MARCH 28, 1944
GUATEMALA CITY, Monday—It took only a little over four hours to fly from Panama to Salinas. Here we were met by the wife of the President of Ecuador, Senora Arroyo del Rio and several Ecuadorian ladies, as well as our Army and Navy commanders, Colonel Cunningham and Commander Hummer.
We visited both the Army and Navy hospitals, and I'm glad to report that they had very few patients. There is practically no malaria here; the climate is very dry and the one real difficulty is lack of water. All the water is distilled, but since there is a wonderful beach with good, safe swimming, I imagine many of the men take to the sea when water gets scarce.
Salinas itself is used as a summer resort by people from Quito and by British and American people working here, which is pleasant for our men.
At lunch with a mixed group of Army and Navy enlisted personnel, I found myself talking to a boy who had married a girl from Quito. The girl's mother was from the United States, and is now married to an Ecuadorian. Now the boy, who is American, is planning to take his wife home with him when the war is over.
Next we went to the home of Mr. and Mrs. Toes where Senora Arroyo del Rio gave a reception and we met some Ecuadorians as well as members of our own embassy staff. The Ecuadorian troops stood on guard near the house and their band played The Star Spangled Banner. Our flying officers are instructing a group of Ecuadorian cadets whose training planes are kept near our base. It seemed to me that the best of feeling exists, and cooperation is very good here as everywhere else.

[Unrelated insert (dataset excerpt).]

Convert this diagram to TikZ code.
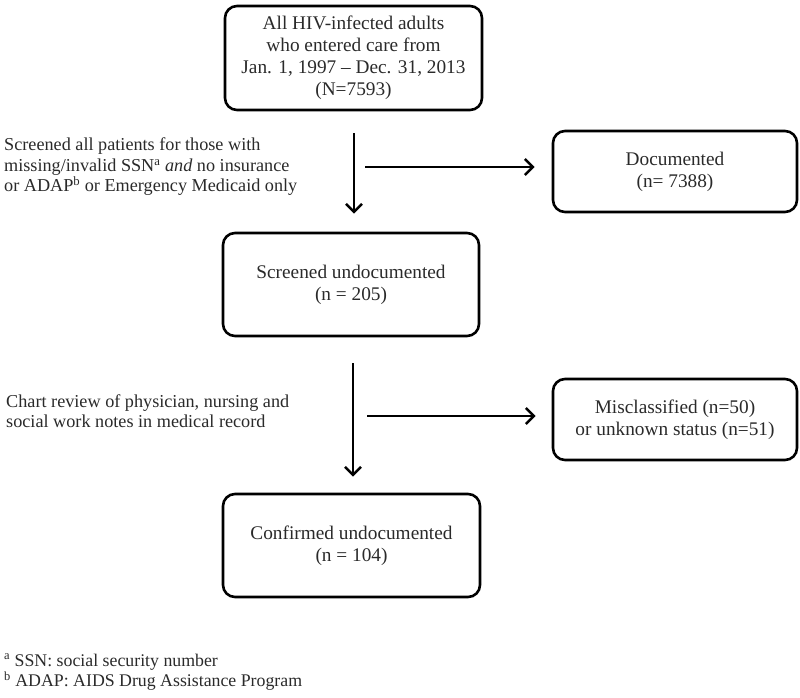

By one-thirty we took off for the Galapagos Islands, where we arrived in time to get an idea of the amount of work which had been done to create the Army and Navy installations. Much building is still going on. We had supper with a representative group of enlisted men, and found among them a boy who said he had worked in Poughkeepsie, N.Y. for several years.
We went back to our quarters and emerged an hour later with a great feeling of satisfaction because of the work we had done. We went over to the Officers' Club at seven, where both Army and Navy officers and civilian engineers were gathered. This must be a very pleasant place to come to after the day's work is done.
We spent an hour talking with various officers. Among them was a young man from Washington, D.C. who said that I had spoken at his high school. He is now a flier, and with him was another young flier whose wife works in the District. I hope he will give me her name so I can call her up on my return, though he could not find a pencil and paper at the moment to write it down.
Some of the boys feel the monotony and the loneliness of this particular post, and would like very much to be nearer to what they feel is active service. Yet the job here is essential and must be done, as so many other jobs depend upon it.
Saturday morning we went to our enlisted men's mess at six-thirty a.m., leaving our quarters a little before six. Saturday was one long succession of visits to day rooms, service clubs, post exchanges, gun positions, the chapel, the cemetery and the Army and Navy hospitals. In all of these there are certain similarities, since there is a standard set for each place according to the size and need of the installation. But one has to realize in looking at them that for each man this is his particular achievement, and vitally important to the well being of the group.